Lockout puts injured players in odd position for rehab work

The trip to Orlando has been a welcome respite from the hours of rehab that West is doing in Raleigh, N.C., as he continues his recovery from a torn ACL in his left leg suffered last March 24 in Salt Lake City. Two to three times a day, five or six days a week, West is at the Athletic Performance Center in Raleigh, making rapid progress in his return. After his last visit two weeks ago to New York to see Dr. David Altchek, who performed the surgery, West's prognosis is now that he'd be ready for the start of the 2011-12 season -- if it starts on time.

"The way I'm looking at it, by October, I should be fully healthy," West said Monday morning. "When I go see Dr. Altchek in October, he should be giving me clearance to go out there and do my thing."

The lockout has been an obvious impediment in so many areas, but few are as crucial as the roadblock it presents to injured players trying to rehabilitate their injuries. Players and their agents are forbidden from having any contact with their existing teams, including their teams' medical and training staffs. A player coming off a serious injury, like West, would normally spend hours at his team's practice facility, working with physical therapists and trainers that have spent years gaining that player's confidence and trust. That trust is especially necessary when a player is vulnerable, uncertain if he'll return to past form.

But now, players are on their own, paying for doctors and trainers out of their own pockets -- one more expense with no paychecks coming in.

West, though, has no choice. The 30-year-old opted out of the final year of his contract -- which would have paid him $7.5 million next season -- after suffering the injury. It is a gamble, to be sure, when no one knows what the new rules are going to be in a new collective bargaining agreement. But West believes he will get paid what a two-time All-Star should.

"He knows he has to be ready because it's such a big year for him," said West's agent, Lance Young.

West and Young insist that their decision to opt out will be vindicated when the lockout ends and West goes on the market.

"I talked to my agent, and my whole thing is, I just want to see what's out there," West said. "I'm not saying New Orleans isn't a possibility. I want to see what's out there. and I want an opportunity to win. I'll be 31 at the end of the summer and no matter how great I feel physically and mentally, every year you don't win is a wasted year, a blown year, an opportunity you'll never get back. I don't want any more of those years. I've played eight years. And I want the next three or four years to be different."

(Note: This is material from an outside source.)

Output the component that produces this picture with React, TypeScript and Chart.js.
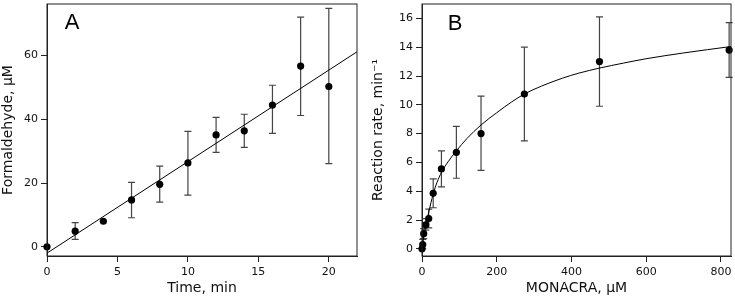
import React, { useEffect, useRef } from "react";
import { Chart, registerables } from "chart.js";

Chart.register(...registerables);

// ---------- Panel A data ----------
const timeA = [0, 2, 4, 6, 8, 10, 12, 14, 16, 18, 20];
const formaldehydeA = [0, 4.9, 8.0, 14.7, 19.6, 26.3, 35.1, 36.4, 44.5, 56.7, 50.3];
const lowA = [null, 2.3, null, 9.1, 14.0, 16.2, 29.6, 31.2, 35.6, 41.2, 26.1];
const highA = [null, 7.6, null, 20.2, 25.3, 36.2, 40.6, 41.6, 50.7, 72.1, 74.8];
const fitXA = [0, 22];
const fitYA = [-2.0, 61.2];
const xTicksA = [0, 5, 10, 15, 20];
const yTicksA = [0, 20, 40, 60];

// ---------- Panel B data ----------
const concB = [0, 2, 4.5, 10, 18, 30, 52, 92, 158, 274, 475, 822];
const rateB = [0, 0.3, 1.05, 1.67, 2.1, 3.85, 5.55, 6.7, 8.0, 10.75, 13.0, 13.8];
const lowB = [null, 0, 0.7, 1.3, 1.45, 2.85, 4.3, 4.9, 5.45, 7.5, 9.9, 11.9];
const highB = [null, 0.65, 1.4, 2.1, 2.75, 4.85, 6.8, 8.5, 10.6, 14.0, 16.1, 15.7];
const fitXB = [0, 5, 10, 18, 30, 40, 52, 70, 92, 120, 158, 200, 240, 274, 320, 376, 420, 475, 540, 600, 700, 828];
const fitYB = [0, 0.9, 1.6, 2.55, 3.8, 4.6, 5.3, 6.05, 6.8, 7.65, 8.6, 9.45, 10.2, 10.75, 11.3, 11.85, 12.2, 12.55, 12.9, 13.2, 13.6, 14.05];
const xTicksB = [0, 200, 400, 600, 800];
const yTicksB = [0, 2, 4, 6, 8, 10, 12, 14, 16];

const FONT = "'DejaVu Sans', Verdana, sans-serif";
const TEXT = "#111";

const errPlugin = {
  id: "errbars",
  beforeDatasetsDraw(chart: any, _a: any, opts: any) {
    const { ctx } = chart;
    const xs = chart.scales.x;
    const ys = chart.scales.y;
    ctx.save();
    ctx.strokeStyle = opts.color;
    ctx.lineWidth = opts.width;
    opts.xs.forEach((xv: number, i: number) => {
      const lo = opts.low[i];
      const hi = opts.high[i];
      if (lo == null || hi == null) return;
      const px = xs.getPixelForValue(xv);
      const pl = ys.getPixelForValue(lo);
      const ph = ys.getPixelForValue(hi);
      ctx.beginPath();
      ctx.moveTo(px, pl);
      ctx.lineTo(px, ph);
      ctx.moveTo(px - opts.cap, pl);
      ctx.lineTo(px + opts.cap, pl);
      ctx.moveTo(px - opts.cap, ph);
      ctx.lineTo(px + opts.cap, ph);
      ctx.stroke();
    });
    ctx.restore();
  },
};

const framePlugin = {
  id: "frame",
  afterDraw(chart: any, _a: any, opts: any) {
    const { ctx, chartArea } = chart;
    const { left, top, right, bottom } = chartArea;
    ctx.save();
    ctx.strokeStyle = "#222";
    ctx.lineWidth = 1;
    ctx.strokeRect(left, top, right - left, bottom - top);
    ctx.fillStyle = "#000";
    ctx.font = "22px 'Liberation Sans', Arial, sans-serif";
    ctx.textAlign = "center";
    ctx.textBaseline = "middle";
    ctx.fillText(opts.letter, left + opts.dx, top + opts.dy);
    ctx.restore();
  },
};

function makeConfig(p: {
  xs: number[];
  ys: number[];
  low: (number | null)[];
  high: (number | null)[];
  fitX: number[];
  fitY: number[];
  xTicks: number[];
  yTicks: number[];
  xMin: number;
  xMax: number;
  yMin: number;
  yMax: number;
  xTitle: string;
  yTitle: string;
  yWidth: number;
  yTitlePad: number;
  padRight: number;
  padTop: number;
  letter: string;
  letterDx: number;
  letterDy: number;
  smooth: boolean;
}): any {
  return {
    type: "scatter",
    data: {
      datasets: [
        {
          data: p.fitX.map((x, i) => ({ x, y: p.fitY[i] })),
          showLine: true,
          borderColor: "#000",
          borderWidth: 1,
          pointRadius: 0,
          fill: false,
          cubicInterpolationMode: p.smooth ? "monotone" : "default",
        },
        {
          data: p.xs.map((x, i) => ({ x, y: p.ys[i] })),
          showLine: false,
          pointRadius: 3.6,
          pointBackgroundColor: "#000",
          pointBorderColor: "#000",
          pointBorderWidth: 0,
          clip: false,
        },
      ],
    },
    options: {
      responsive: false,
      animation: false,
      devicePixelRatio: 1,
      layout: { padding: { left: 0, right: p.padRight, top: p.padTop, bottom: 0 } },
      plugins: {
        legend: { display: false },
        tooltip: { enabled: false },
        errbars: { xs: p.xs, low: p.low, high: p.high, color: "#444", width: 1.2, cap: 3.5 },
        frame: { letter: p.letter, dx: p.letterDx, dy: p.letterDy },
      },
      scales: {
        x: {
          type: "linear",
          min: p.xMin,
          max: p.xMax,
          afterBuildTicks: (s: any) => {
            s.ticks = p.xTicks.map((v) => ({ value: v }));
          },
          afterFit: (s: any) => {
            s.height = 42;
            s.paddingLeft = 0;
            s.paddingRight = 0;
          },
          grid: { display: true, drawOnChartArea: false, drawTicks: true, tickLength: 6, tickColor: "#222", color: "#222" },
          border: { display: true, color: "#222", width: 1 },
          ticks: { color: TEXT, font: { family: FONT, size: 11 }, padding: 4, maxRotation: 0 },
          title: { display: true, text: p.xTitle, color: TEXT, font: { family: FONT, size: 14 }, padding: { top: 0, bottom: 1 } },
        },
        y: {
          type: "linear",
          min: p.yMin,
          max: p.yMax,
          afterBuildTicks: (s: any) => {
            s.ticks = p.yTicks.map((v) => ({ value: v }));
          },
          afterFit: (s: any) => {
            s.width = p.yWidth;
            s.paddingTop = 0;
            s.paddingBottom = 0;
          },
          grid: { display: true, drawOnChartArea: false, drawTicks: true, tickLength: 6, tickColor: "#222", color: "#222" },
          border: { display: true, color: "#222", width: 1 },
          ticks: { color: TEXT, font: { family: FONT, size: 11 }, padding: 3 },
          title: { display: true, text: p.yTitle, color: TEXT, font: { family: FONT, size: 14 }, padding: { top: p.yTitlePad, bottom: 0 } },
        },
      },
    },
    plugins: [errPlugin, framePlugin],
  };
}

export default function App() {
  const refA = useRef<HTMLCanvasElement | null>(null);
  const refB = useRef<HTMLCanvasElement | null>(null);

  useEffect(() => {
    const chartA = new Chart(
      refA.current as HTMLCanvasElement,
      makeConfig({
        xs: timeA,
        ys: formaldehydeA,
        low: lowA,
        high: highA,
        fitX: fitXA,
        fitY: fitYA,
        xTicks: xTicksA,
        yTicks: yTicksA,
        xMin: 0,
        xMax: 22,
        yMin: -2.9,
        yMax: 76.2,
        xTitle: "Time, min",
        yTitle: "Formaldehyde, μM",
        yWidth: 47,
        yTitlePad: 0,
        padRight: 8,
        padTop: 2,
        letter: "A",
        letterDx: 25,
        letterDy: 19,
        smooth: false,
      })
    );
    const chartB = new Chart(
      refB.current as HTMLCanvasElement,
      makeConfig({
        xs: concB,
        ys: rateB,
        low: lowB,
        high: highB,
        fitX: fitXB,
        fitY: fitYB,
        xTicks: xTicksB,
        yTicks: yTicksB,
        xMin: 0,
        xMax: 827,
        yMin: -0.5,
        yMax: 17,
        xTitle: "MONACRA, μM",
        yTitle: "Reaction rate, min⁻¹",
        yWidth: 57,
        yTitlePad: 5,
        padRight: 3,
        padTop: 1.5,
        letter: "B",
        letterDx: 33,
        letterDy: 19.5,
        smooth: true,
      })
    );
    return () => {
      chartA.destroy();
      chartB.destroy();
    };
  }, []);

  return (
    <div style={{ position: "absolute", left: 0, top: 0, width: 735, height: 298, background: "#fff", overflow: "hidden" }}>
      <canvas ref={refA} width={365} height={298} style={{ position: "absolute", left: 0, top: 0, width: 365, height: 298 }} />
      <canvas ref={refB} width={370} height={298} style={{ position: "absolute", left: 365, top: 0, width: 370, height: 298 }} />
    </div>
  );
}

Said Young: "When we did the last contract (a five-year, $45 million deal), we worked on front-loading it and trying to get $10 million (in average salary) for him after his third year. The fifth year was $7.5 million. When we did the deal with Jeff (Bower, the Hornets' former general manager), I told David this $7.5 million at the end is just an insurance policy in case you get hurt. When he tore his ACL I said this is what we were looking at. He outplayed his contract. He could get $7.5 million in insurance if he was hit by a bus or something. He just thinks he can go out on the market and get a better deal than that."

he could conceivably sign a short deal with the Hornets and test free agency again in a year or two. In the interim, West made sure that teammate Chris Paul knew what was going on, and what was important to him.

"He's got the same mindset I have, just wanting to win," West said. "Dallas getting to the Finals and wining it all, having a guy (Tyson Chandler) that was a part of our core just a few years ago be on that team, it did something to me. It changed my mindset. I just want an opportunity to get on that stage."

Most players rehabilitating injuries have had to scramble to find comparable facilities. But West knew where he wanted to go. He'd grown up in the Raleigh area, playing at Garner High School, and has an offseason home there.

"I took it all into account, the fact that there would be a lockout," West said. "I just assumed there would be. If I had gone down to New Orleans and started working out down there, when the lockout came I would have to end my rehab there and start it somewhere else. From the beginning I said I would do my rehab in one place, with the same doctors, and plus being close to home. I knew some of the Carolina Panthers football players in the area. They do some of their work there. It was an easy choice for me."

"They have a great program for the soccer team at Duke and he was going to go there," Young said. "Then he talked with a couple of the (Carolina) Hurricane (NHL) players and a couple of people that his brother knew in Raleigh. A lot of the football players, when they had knee injuries, they go to this place. And it's only 15 minutes from his house ... it was obviously convenienlty located. And he has two small kids and a wife, and they didn't want to relocate to IMG (in Florida) or Chicgao for four or five months. He wanted to enjoy the house he's never in in Raleigh."